Os pressupostos dessa nova cultura midiática interativa são o exato contrário da forma analógica. Para a descrição das arquiteturas comunicativas das interações digitais parece, consequentemente, necessário substituir o conceito de público para aquele de redes, nas quais o significado e o conteúdo do comunicar não são mais pré-codificados e estabelecidos pelo emissor, mas construídos e viabilizados pelo processo interativo.
Essa passagem da mídia de massa para a personal mídia, do analógico para o digital e do ver para o tecnoagir não deixará de alterar a natureza da sociedade e os significados da ação política.
De um ponto de vista político midiático, nossa época é marcada por uma paradigmática transformação que vê o advento de uma nova forma de democracia. Ela é baseada na articulação de consenso através da construção colaborativa de redes informativas que articulam novas formas de sinergia entre indivíduos e informações.
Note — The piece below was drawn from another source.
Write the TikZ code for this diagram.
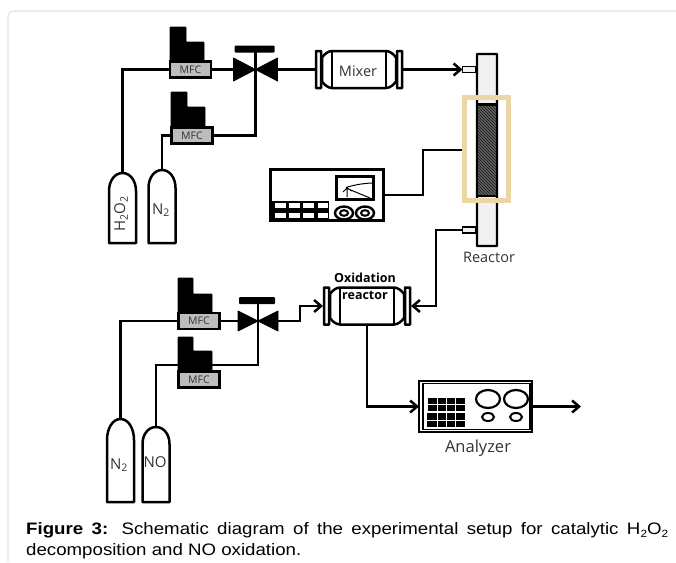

Mais que sobre o consenso e apresentação de candidatos, essas novas formas de atuação produzem mudanças diretamente sobre os territórios por meio da participação e da troca informativa de rede de cidadãos. À figura do político portador de um programa e líder de uma corrente partidária sucede o ativismo dos tecnoatores, que através do livre acesso às informações articulam-se, discutem e produzem informações de forma colaborativa. Em todos os continentes produz-se uma forma tecnoinformativa de participação, cidadania e processos de transformações sociais. Foi assim que os cidadãos das antigas cidades gregas tornaram-se autores e atores das tramas encenadas no final da tarde no começo de outras primaveras.